In about three weeks, thousands of new freshmen will be starting their collegiate careers at UC Berkeley, a university they thought was the No. 2 public college in the United States. But after UC Berkeley inaccurately reported data regarding alumni donations to U.S. News & World Report, these freshmen are instead starting college on a campus that is unranked.
The categories used to determine university rankings are not comprehensive — for example, alumni donations make up 5 percent of the data that influences rankings because this statistic supposedly represents student satisfaction and postgraduate engagement. But there is no explicit category measuring student happiness or mental well-being. U.S. News rankings are also influenced by factors such as class size and financial resources, but these categories don’t seem to acknowledge the limitations of state funding for public universities.
UC Berkeley’s ranking in U.S. News, or lack thereof, does not mean the university has nothing to offer. UC Berkeley still has a Rolodex of world-class professors and Nobel laureates teaching on its campus. It remains a top transfer university in the country and a highly esteemed public university. Our unranked status does not detract from this.
But while UC Berkeley students have a lot to be proud of, it is still incredibly disheartening for the campus to be removed from the nation’s list of top colleges. And when U.S. News’ past rankings of UC Berkeley are taken into account, it seems like there are larger problems at play on campus that go beyond the inaccurate reporting of data.
Over the past three years, UC Berkeley’s public university status in the U.S. News rankings has slowly declined. Where 2017 saw campus celebrate its 19th year in a row as the sole No. 1 public university in the nation, 2018’s report had campus tied with UCLA for No. 1. And 2019’s report ranked UC Berkeley as the second-best public university. The fact that UC Berkeley is now unranked reflects that the campus has some systemic issues it needs to address.

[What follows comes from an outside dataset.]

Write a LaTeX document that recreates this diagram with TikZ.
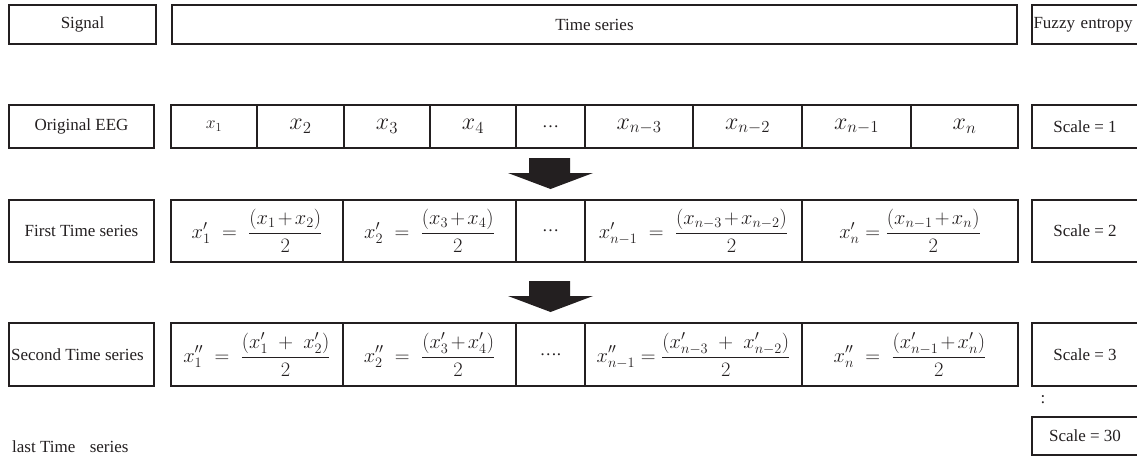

When UC Berkeley lost its status as the No. 1 public university to UCLA, campus spokesperson Michael Dirda responded by saying the university would not make decisions “solely to do better in rankings.” But UC Berkeley administrators should not dismiss the significance of rankings and should instead acknowledge their impact.
Though ranking systems can be flawed, a university’s ranking is important. This ranking represents how UC Berkeley will be seen by students applying to college, employers who might hire UC Berkeley students and graduate schools looking at applications from campus alumni.
Rankings may seem superficial, but the effect they have on the UC Berkeley community is not.